W nocy była dość solidna ulewa a ja zostawiłam worek od namiot na zewnątrz. Oczywiście był cały mokry i musiałam spakować namiot do reklamówki ;)

Na szczęście udało nam się spakować rzeczy do samochodów zanim znów się rozpadało. Nad południową Islandię nadciągnął front atmosferyczny, deszcz miał padać nieprzerwanie przez kilka dni. Postanowiliśmy zmienić nieco plan i wcześniej pojechać na północ. Czekał nas całodzienny przejazd przez Interior drogą F35. 



Droga była dość monotonna i jak na Interior dość luksusowa - żadnych przejazdów przez rzeki ani większych kamoli.

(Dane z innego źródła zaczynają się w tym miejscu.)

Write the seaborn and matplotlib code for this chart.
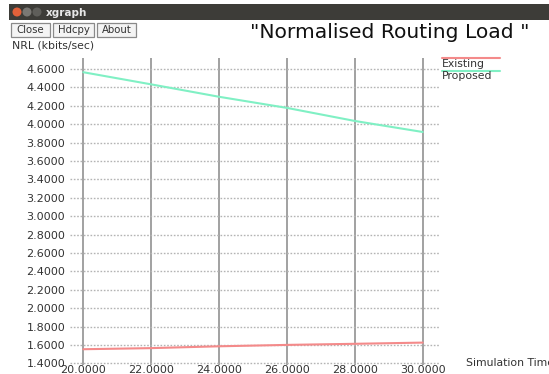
import matplotlib
matplotlib.use("Agg")
import matplotlib.pyplot as plt
from matplotlib.patches import Rectangle, Circle
from matplotlib.lines import Line2D
import seaborn as sns
import pandas as pd

# Simulation time samples and normalised routing load per scheme
sim_time = [20, 22, 24, 26, 28, 30]
existing = [1.553, 1.565, 1.585, 1.600, 1.612, 1.625]
proposed = [4.565, 4.433, 4.298, 4.177, 4.035, 3.915]
series_names = ["Existing", "Proposed"]
series_colors = ["#f48a8a", "#80f0c4"]
x_ticks = [20, 22, 24, 26, 28, 30]
y_ticks = [1.4, 1.6, 1.8, 2.0, 2.2, 2.4, 2.6, 2.8, 3.0, 3.2, 3.4, 3.6, 3.8, 4.0, 4.2, 4.4, 4.6]

df = pd.DataFrame({
    "time": sim_time * 2,
    "nrl": existing + proposed,
    "scheme": ["Existing"] * len(sim_time) + ["Proposed"] * len(sim_time),
})

W, H = 549, 374
sns.set_style("white")
plt.rcParams["font.family"] = ["DejaVu Sans"]
fig = plt.figure(figsize=(W / 100, H / 100), dpi=100)
fig.patch.set_facecolor("white")
T = fig.dpi_scale_trans


def px(x, y):
    return (x / 100, (H - y) / 100)


# window title bar
fig.add_artist(Rectangle(px(9, 20), (W - 9) / 100, 16 / 100, transform=T,
                         facecolor="#3d3c38", edgecolor="none"))
for cx, col in [(17, "#e2613a"), (27, "#7a7874"), (37, "#5f5e5a")]:
    fig.add_artist(Circle(px(cx, 12), 4.5 / 100, transform=T, facecolor=col,
                          edgecolor="none"))
fig.text(*px(46, 12.5), "xgraph", transform=T, color="#e8e8e8", fontsize=7.5,
         fontweight="bold", va="center", ha="left")

# buttons
for x0, x1, label in [(11, 50, "Close"), (53, 94, "Hdcpy"), (97, 136, "About")]:
    fig.add_artist(Rectangle(px(x0, 37), (x1 - x0) / 100, 14 / 100, transform=T,
                             facecolor="#f4f4f4", edgecolor="#8a8a8a", lw=0.9))
    fig.text(*px((x0 + x1) / 2, 30), label, transform=T, fontsize=7.3,
             color="#333333", ha="center", va="center")

fig.text(*px(390, 33), '"Normalised Routing Load "', transform=T, fontsize=14.6,
         color="#111111", ha="center", va="center")
fig.text(*px(12, 45), "NRL (kbits/sec)", transform=T, fontsize=7.8,
         color="#333333", ha="left", va="center")
fig.text(*px(466, 363), "Simulation Time", transform=T, fontsize=7.8,
         color="#333333", ha="left", va="center")

# plot area
ax_l, ax_r, ax_t, ax_b = 70, 440, 58, 365
ax = fig.add_axes([ax_l / W, (H - ax_b) / H, (ax_r - ax_l) / W, (ax_b - ax_t) / H])
ax.set_facecolor("none")

sns.lineplot(data=df, x="time", y="nrl", hue="scheme", hue_order=series_names,
             palette=series_colors, ax=ax, lw=1.5, legend=False, zorder=3)

x_per_px = 10 / (422.7 - 83.3)
y_per_px = 3.2 / (363.3 - 69)
ax.set_xlim(20 - (83.3 - ax_l) * x_per_px, 30 + (ax_r - 422.7) * x_per_px)
ax.set_ylim(1.4 - (ax_b - 363.3) * y_per_px, 4.6 + (69 - ax_t) * y_per_px)
ax.set_xticks(x_ticks)
ax.set_yticks(y_ticks)
ax.set_xticklabels([f"{v:.4f}" for v in x_ticks])
ax.set_yticklabels([f"{v:.4f}" for v in y_ticks])
ax.tick_params(axis="both", length=0, labelsize=8, colors="#333333")
ax.tick_params(axis="y", pad=3.5)
ax.tick_params(axis="x", pad=0.3)
ax.set_xlabel("")
ax.set_ylabel("")
for s in ax.spines.values():
    s.set_visible(False)
ax.grid(axis="x", color="#9a9a9a", lw=1.3, ls="-")
ax.grid(axis="y", color="#b4b4b4", lw=1.0, ls=(0, (1.2, 1.2)))
ax.set_axisbelow(True)

# legend entries to the right of the grid
for i, (name, col) in enumerate(zip(series_names, series_colors)):
    yl = 58.3 + i * 12.4
    fig.add_artist(Line2D([442 / 100, 500 / 100], [(H - yl) / 100] * 2,
                          transform=T, color=col, lw=1.5))
    fig.text(*px(442, yl + 5.5), name, transform=T, fontsize=7.8,
             color="#333333", ha="left", va="center")

fig.savefig("out.png", dpi=100)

Mimo to nie zabrakło atrakcji. Pierwsza z nich miały być góry Kerlingarfjöll podobne do Tęczowych. Już droga do położonego na górce parkingu okazała się hardcorem - auta, nawet terenowe, ślizgały się na błocie. Wiatr był tak duży, że musieliśmy wysiadać pojedynczo, żeby nie urwał drzwi. Do tego padał poziomy deszcz. Ja stwierdziłam, że nie będę wysiadać z auta, choć teraz trochę żałuję jak patrzę na zdjęcia Eli. Zamglone góry wyglądały całkiem malowniczo. Siedziałam więc w aucie i zastanawiałam się czy wiatr go nie przewróci. Na szczęście ci co wyszli szybko wrócili i pojechaliśmy dalej do gorących źródeł Hveravellir. Tu przynajmniej można było się schować w schronisku i zjeść zupę dnia. Jakoś na kąpiel w ciepłych źródłach przy takiej pogodzie nie miałam ochoty. Ale w naszej ekipie znaleźli się chętni - stała ekipa amatorów gorących źródeł. Ruszyliśmy w dalszą drogę. W naszym aucie wszyscy zasnęli i tak dojechaliśmy do jeziora Blöndulón. Tam Piotrek, nasz kierowca, nas obudził: "wyspaliście się? ... ja też ;)". Deszcz przestał padać, nad jeziorem pokazała się tęcza. 



Wyjechaliśmy na asfaltową drogę nr 1 okrążającą Islandię dookoła. Wieczorem dojechaliśmy do Akureyri, drugiego co do wielkości miasta na Islandii.